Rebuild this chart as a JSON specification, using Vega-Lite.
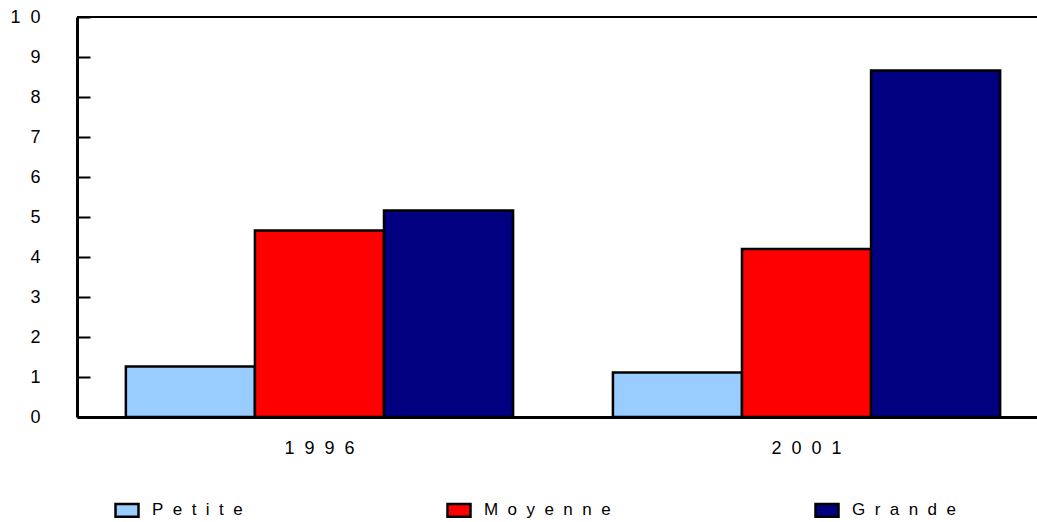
{
  "$schema": "https://vega.github.io/schema/vega-lite/v6.json",
  "autosize": "none",
  "width": 960,
  "height": 400,
  "padding": {"left": 77, "top": 17, "right": 0, "bottom": 105},
  "background": "white",
  "config": {
    "view": {"stroke": null},
    "font": "Liberation Sans",
    "axis": {"labelFont": "Liberation Sans", "labelColor": "black", "labelFontSize": 18, "grid": false, "title": null},
    "axisY": {
      "values": [0, 1, 2, 3, 4, 5, 6, 7, 8, 9, 10],
      "labelOverlap": false,
      "domainColor": "black", "domainWidth": 3,
      "tickColor": "black", "tickWidth": 2, "tickSize": -13,
      "labelPadding": 50,
      "labelExpr": "join(split(datum.label, ''), '\u00a0\u00a0')"
    }
  },
  "data": {
    "values": [
      {"annee": "1996", "taille": "Petite", "valeur": 1.26},
      {"annee": "1996", "taille": "Moyenne", "valeur": 4.66},
      {"annee": "1996", "taille": "Grande", "valeur": 5.16},
      {"annee": "2001", "taille": "Petite", "valeur": 1.11},
      {"annee": "2001", "taille": "Moyenne", "valeur": 4.2},
      {"annee": "2001", "taille": "Grande", "valeur": 8.66}
    ]
  },
  "layer": [
    {
      "mark": {"type": "bar", "stroke": "black", "strokeWidth": 2.5},
      "encoding": {
        "x": {
          "field": "annee", "type": "nominal",
          "scale": {"paddingInner": 0.205, "paddingOuter": 0.088, "align": 0.57},
          "axis": {
            "domainColor": "black", "domainWidth": 3, "ticks": false,
            "labelAngle": 0, "labelPadding": 22, "labelFontSize": 18,
            "labelExpr": "join(split(datum.label, ''), '\u00a0\u00a0')"
          }
        },
        "xOffset": {
          "field": "taille", "type": "nominal",
          "sort": ["Petite", "Moyenne", "Grande"],
          "scale": {"paddingInner": 0, "paddingOuter": 0}
        },
        "y": {
          "field": "valeur", "type": "quantitative",
          "scale": {"domain": [0, 10], "nice": false},
          "axis": {"values": [0, 1, 2, 3, 4, 5, 6, 7, 8, 9, 10], "labelOverlap": false}
        },
        "color": {
          "field": "taille", "type": "nominal",
          "sort": ["Petite", "Moyenne", "Grande"],
          "scale": {"domain": ["Petite", "Moyenne", "Grande"], "range": ["#99CCFF", "#FF0000", "#000080"]},
          "legend": {
            "title": null, "orient": "none", "direction": "horizontal",
            "legendX": 37, "legendY": 480,
            "symbolType": "M-1,-0.55H1V0.55H-1Z", "symbolSize": 529,
            "symbolStrokeColor": "black", "symbolStrokeWidth": 2.5,
            "labelFontSize": 17, "labelFont": "Liberation Sans", "labelColor": "black",
            "labelOffset": 12, "columnPadding": 199, "labelLimit": 300,
            "labelExpr": "join(split(datum.label, ''), '\u00a0\u00a0')"
          }
        }
      }
    },
    {
      "mark": {"type": "rule", "color": "black", "strokeWidth": 2},
      "encoding": {
        "y": {
          "datum": 10, "type": "quantitative",
          "axis": {"values": [0, 1, 2, 3, 4, 5, 6, 7, 8, 9, 10], "labelOverlap": false}
        }
      }
    }
  ]
}
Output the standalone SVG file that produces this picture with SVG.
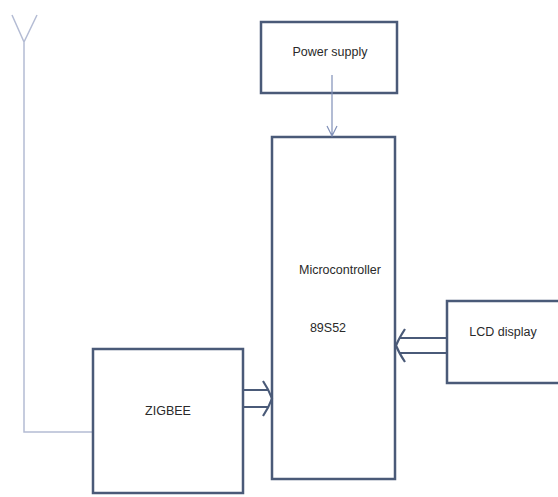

* * * * *

> TASK BRIEF: Transcribe the full listing above exactly, with the images removed.

> FULL RESPONSE:
Rebuild this chart as a JSON specification, using Vega-Lite.
{
  "$schema": "https://vega.github.io/schema/vega-lite/v6.json",
  "autosize": "none",
  "width": 960,
  "height": 400,
  "padding": {"left": 77, "top": 17, "right": 0, "bottom": 105},
  "background": "white",
  "config": {
    "view": {"stroke": null},
    "font": "Liberation Sans",
    "axis": {"labelFont": "Liberation Sans", "labelColor": "black", "labelFontSize": 18, "grid": false, "title": null},
    "axisY": {
      "values": [0, 1, 2, 3, 4, 5, 6, 7, 8, 9, 10],
      "labelOverlap": false,
      "domainColor": "black", "domainWidth": 3,
      "tickColor": "black", "tickWidth": 2, "tickSize": -13,
      "labelPadding": 50,
      "labelExpr": "join(split(datum.label, ''), '\u00a0\u00a0')"
    }
  },
  "data": {
    "values": [
      {"annee": "1996", "taille": "Petite", "valeur": 1.26},
      {"annee": "1996", "taille": "Moyenne", "valeur": 4.66},
      {"annee": "1996", "taille": "Grande", "valeur": 5.16},
      {"annee": "2001", "taille": "Petite", "valeur": 1.11},
      {"annee": "2001", "taille": "Moyenne", "valeur": 4.2},
      {"annee": "2001", "taille": "Grande", "valeur": 8.66}
    ]
  },
  "layer": [
    {
      "mark": {"type": "bar", "stroke": "black", "strokeWidth": 2.5},
      "encoding": {
        "x": {
          "field": "annee", "type": "nominal",
          "scale": {"paddingInner": 0.205, "paddingOuter": 0.088, "align": 0.57},
          "axis": {
            "domainColor": "black", "domainWidth": 3, "ticks": false,
            "labelAngle": 0, "labelPadding": 22, "labelFontSize": 18,
            "labelExpr": "join(split(datum.label, ''), '\u00a0\u00a0')"
          }
        },
        "xOffset": {
          "field": "taille", "type": "nominal",
          "sort": ["Petite", "Moyenne", "Grande"],
          "scale": {"paddingInner": 0, "paddingOuter": 0}
        },
        "y": {
          "field": "valeur", "type": "quantitative",
          "scale": {"domain": [0, 10], "nice": false},
          "axis": {"values": [0, 1, 2, 3, 4, 5, 6, 7, 8, 9, 10], "labelOverlap": false}
        },
        "color": {
          "field": "taille", "type": "nominal",
          "sort": ["Petite", "Moyenne", "Grande"],
          "scale": {"domain": ["Petite", "Moyenne", "Grande"], "range": ["#99CCFF", "#FF0000", "#000080"]},
          "legend": {
            "title": null, "orient": "none", "direction": "horizontal",
            "legendX": 37, "legendY": 480,
            "symbolType": "M-1,-0.55H1V0.55H-1Z", "symbolSize": 529,
            "symbolStrokeColor": "black", "symbolStrokeWidth": 2.5,
            "labelFontSize": 17, "labelFont": "Liberation Sans", "labelColor": "black",
            "labelOffset": 12, "columnPadding": 199, "labelLimit": 300,
            "labelExpr": "join(split(datum.label, ''), '\u00a0\u00a0')"
          }
        }
      }
    },
    {
      "mark": {"type": "rule", "color": "black", "strokeWidth": 2},
      "encoding": {
        "y": {
          "datum": 10, "type": "quantitative",
          "axis": {"values": [0, 1, 2, 3, 4, 5, 6, 7, 8, 9, 10], "labelOverlap": false}
        }
      }
    }
  ]
}
Output the standalone SVG file that produces this picture with SVG.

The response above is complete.